Leave out any picture and return the remaining listing below exactly as given.

------

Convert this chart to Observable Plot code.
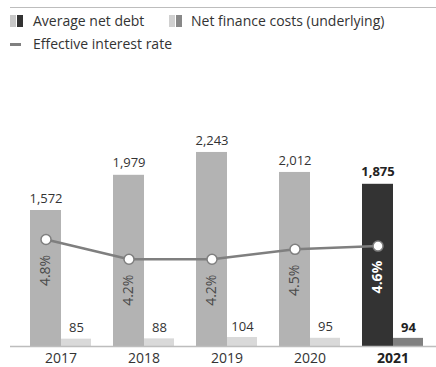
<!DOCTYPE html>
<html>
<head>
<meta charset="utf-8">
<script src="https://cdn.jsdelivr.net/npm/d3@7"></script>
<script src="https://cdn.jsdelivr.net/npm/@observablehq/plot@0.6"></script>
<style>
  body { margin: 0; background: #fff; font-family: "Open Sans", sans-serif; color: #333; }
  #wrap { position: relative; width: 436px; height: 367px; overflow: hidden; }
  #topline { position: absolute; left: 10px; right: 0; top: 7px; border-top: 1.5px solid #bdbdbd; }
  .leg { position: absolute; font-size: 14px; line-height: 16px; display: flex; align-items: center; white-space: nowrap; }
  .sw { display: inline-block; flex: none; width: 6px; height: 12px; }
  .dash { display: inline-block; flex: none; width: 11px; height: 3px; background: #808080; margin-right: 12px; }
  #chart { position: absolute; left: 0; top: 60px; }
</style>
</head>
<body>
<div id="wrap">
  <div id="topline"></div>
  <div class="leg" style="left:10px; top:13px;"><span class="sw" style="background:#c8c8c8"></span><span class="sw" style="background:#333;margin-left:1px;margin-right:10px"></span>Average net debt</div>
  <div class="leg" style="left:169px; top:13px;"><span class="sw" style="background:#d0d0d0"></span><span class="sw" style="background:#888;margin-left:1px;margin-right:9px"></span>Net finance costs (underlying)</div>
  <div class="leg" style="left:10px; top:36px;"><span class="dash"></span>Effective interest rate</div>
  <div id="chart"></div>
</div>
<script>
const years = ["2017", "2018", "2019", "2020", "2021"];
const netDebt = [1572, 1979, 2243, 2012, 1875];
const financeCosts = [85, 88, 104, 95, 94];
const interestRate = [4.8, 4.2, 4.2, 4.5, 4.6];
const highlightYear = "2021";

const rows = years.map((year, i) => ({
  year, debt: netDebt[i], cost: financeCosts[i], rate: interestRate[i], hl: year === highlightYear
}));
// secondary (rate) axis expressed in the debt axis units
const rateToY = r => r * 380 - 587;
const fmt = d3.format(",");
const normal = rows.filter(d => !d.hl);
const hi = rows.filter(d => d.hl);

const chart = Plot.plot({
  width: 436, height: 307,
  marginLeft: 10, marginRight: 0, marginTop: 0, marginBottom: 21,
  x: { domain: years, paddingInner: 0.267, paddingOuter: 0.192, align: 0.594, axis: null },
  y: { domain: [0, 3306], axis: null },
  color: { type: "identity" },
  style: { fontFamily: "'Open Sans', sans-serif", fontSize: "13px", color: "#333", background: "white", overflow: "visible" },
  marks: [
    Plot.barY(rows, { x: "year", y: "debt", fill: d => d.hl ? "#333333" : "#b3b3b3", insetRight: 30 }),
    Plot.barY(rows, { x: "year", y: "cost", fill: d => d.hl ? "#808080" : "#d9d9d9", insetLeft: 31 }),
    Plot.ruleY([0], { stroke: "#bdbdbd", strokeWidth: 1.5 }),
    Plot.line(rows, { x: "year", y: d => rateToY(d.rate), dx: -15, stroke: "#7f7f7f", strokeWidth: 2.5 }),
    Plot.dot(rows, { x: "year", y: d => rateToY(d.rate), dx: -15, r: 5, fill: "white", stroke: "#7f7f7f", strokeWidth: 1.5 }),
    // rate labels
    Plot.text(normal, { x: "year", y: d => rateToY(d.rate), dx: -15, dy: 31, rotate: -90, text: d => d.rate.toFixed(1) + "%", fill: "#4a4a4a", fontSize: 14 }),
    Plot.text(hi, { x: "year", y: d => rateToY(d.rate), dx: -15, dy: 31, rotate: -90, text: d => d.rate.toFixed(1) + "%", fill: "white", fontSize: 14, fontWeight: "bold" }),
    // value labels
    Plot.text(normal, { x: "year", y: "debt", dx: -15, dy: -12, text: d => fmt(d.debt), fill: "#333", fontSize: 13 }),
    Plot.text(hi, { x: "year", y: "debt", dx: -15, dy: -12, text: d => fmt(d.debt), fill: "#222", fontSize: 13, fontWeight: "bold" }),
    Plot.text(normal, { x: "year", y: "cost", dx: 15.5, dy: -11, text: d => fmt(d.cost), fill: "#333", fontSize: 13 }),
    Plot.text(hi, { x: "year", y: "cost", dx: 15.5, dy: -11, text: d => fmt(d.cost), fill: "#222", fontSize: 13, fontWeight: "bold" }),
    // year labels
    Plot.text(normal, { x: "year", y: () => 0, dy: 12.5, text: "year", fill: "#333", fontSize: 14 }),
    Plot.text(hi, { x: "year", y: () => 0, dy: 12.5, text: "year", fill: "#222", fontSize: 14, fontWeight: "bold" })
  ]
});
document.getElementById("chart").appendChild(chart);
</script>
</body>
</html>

------

(Expected output):
Convert this chart to Observable Plot code.
<!DOCTYPE html>
<html>
<head>
<meta charset="utf-8">
<script src="https://cdn.jsdelivr.net/npm/d3@7"></script>
<script src="https://cdn.jsdelivr.net/npm/@observablehq/plot@0.6"></script>
<style>
  body { margin: 0; background: #fff; font-family: "Open Sans", sans-serif; color: #333; }
  #wrap { position: relative; width: 436px; height: 367px; overflow: hidden; }
  #topline { position: absolute; left: 10px; right: 0; top: 7px; border-top: 1.5px solid #bdbdbd; }
  .leg { position: absolute; font-size: 14px; line-height: 16px; display: flex; align-items: center; white-space: nowrap; }
  .sw { display: inline-block; flex: none; width: 6px; height: 12px; }
  .dash { display: inline-block; flex: none; width: 11px; height: 3px; background: #808080; margin-right: 12px; }
  #chart { position: absolute; left: 0; top: 60px; }
</style>
</head>
<body>
<div id="wrap">
  <div id="topline"></div>
  <div class="leg" style="left:10px; top:13px;"><span class="sw" style="background:#c8c8c8"></span><span class="sw" style="background:#333;margin-left:1px;margin-right:10px"></span>Average net debt</div>
  <div class="leg" style="left:169px; top:13px;"><span class="sw" style="background:#d0d0d0"></span><span class="sw" style="background:#888;margin-left:1px;margin-right:9px"></span>Net finance costs (underlying)</div>
  <div class="leg" style="left:10px; top:36px;"><span class="dash"></span>Effective interest rate</div>
  <div id="chart"></div>
</div>
<script>
const years = ["2017", "2018", "2019", "2020", "2021"];
const netDebt = [1572, 1979, 2243, 2012, 1875];
const financeCosts = [85, 88, 104, 95, 94];
const interestRate = [4.8, 4.2, 4.2, 4.5, 4.6];
const highlightYear = "2021";

const rows = years.map((year, i) => ({
  year, debt: netDebt[i], cost: financeCosts[i], rate: interestRate[i], hl: year === highlightYear
}));
// secondary (rate) axis expressed in the debt axis units
const rateToY = r => r * 380 - 587;
const fmt = d3.format(",");
const normal = rows.filter(d => !d.hl);
const hi = rows.filter(d => d.hl);

const chart = Plot.plot({
  width: 436, height: 307,
  marginLeft: 10, marginRight: 0, marginTop: 0, marginBottom: 21,
  x: { domain: years, paddingInner: 0.267, paddingOuter: 0.192, align: 0.594, axis: null },
  y: { domain: [0, 3306], axis: null },
  color: { type: "identity" },
  style: { fontFamily: "'Open Sans', sans-serif", fontSize: "13px", color: "#333", background: "white", overflow: "visible" },
  marks: [
    Plot.barY(rows, { x: "year", y: "debt", fill: d => d.hl ? "#333333" : "#b3b3b3", insetRight: 30 }),
    Plot.barY(rows, { x: "year", y: "cost", fill: d => d.hl ? "#808080" : "#d9d9d9", insetLeft: 31 }),
    Plot.ruleY([0], { stroke: "#bdbdbd", strokeWidth: 1.5 }),
    Plot.line(rows, { x: "year", y: d => rateToY(d.rate), dx: -15, stroke: "#7f7f7f", strokeWidth: 2.5 }),
    Plot.dot(rows, { x: "year", y: d => rateToY(d.rate), dx: -15, r: 5, fill: "white", stroke: "#7f7f7f", strokeWidth: 1.5 }),
    // rate labels
    Plot.text(normal, { x: "year", y: d => rateToY(d.rate), dx: -15, dy: 31, rotate: -90, text: d => d.rate.toFixed(1) + "%", fill: "#4a4a4a", fontSize: 14 }),
    Plot.text(hi, { x: "year", y: d => rateToY(d.rate), dx: -15, dy: 31, rotate: -90, text: d => d.rate.toFixed(1) + "%", fill: "white", fontSize: 14, fontWeight: "bold" }),
    // value labels
    Plot.text(normal, { x: "year", y: "debt", dx: -15, dy: -12, text: d => fmt(d.debt), fill: "#333", fontSize: 13 }),
    Plot.text(hi, { x: "year", y: "debt", dx: -15, dy: -12, text: d => fmt(d.debt), fill: "#222", fontSize: 13, fontWeight: "bold" }),
    Plot.text(normal, { x: "year", y: "cost", dx: 15.5, dy: -11, text: d => fmt(d.cost), fill: "#333", fontSize: 13 }),
    Plot.text(hi, { x: "year", y: "cost", dx: 15.5, dy: -11, text: d => fmt(d.cost), fill: "#222", fontSize: 13, fontWeight: "bold" }),
    // year labels
    Plot.text(normal, { x: "year", y: () => 0, dy: 12.5, text: "year", fill: "#333", fontSize: 14 }),
    Plot.text(hi, { x: "year", y: () => 0, dy: 12.5, text: "year", fill: "#222", fontSize: 14, fontWeight: "bold" })
  ]
});
document.getElementById("chart").appendChild(chart);
</script>
</body>
</html>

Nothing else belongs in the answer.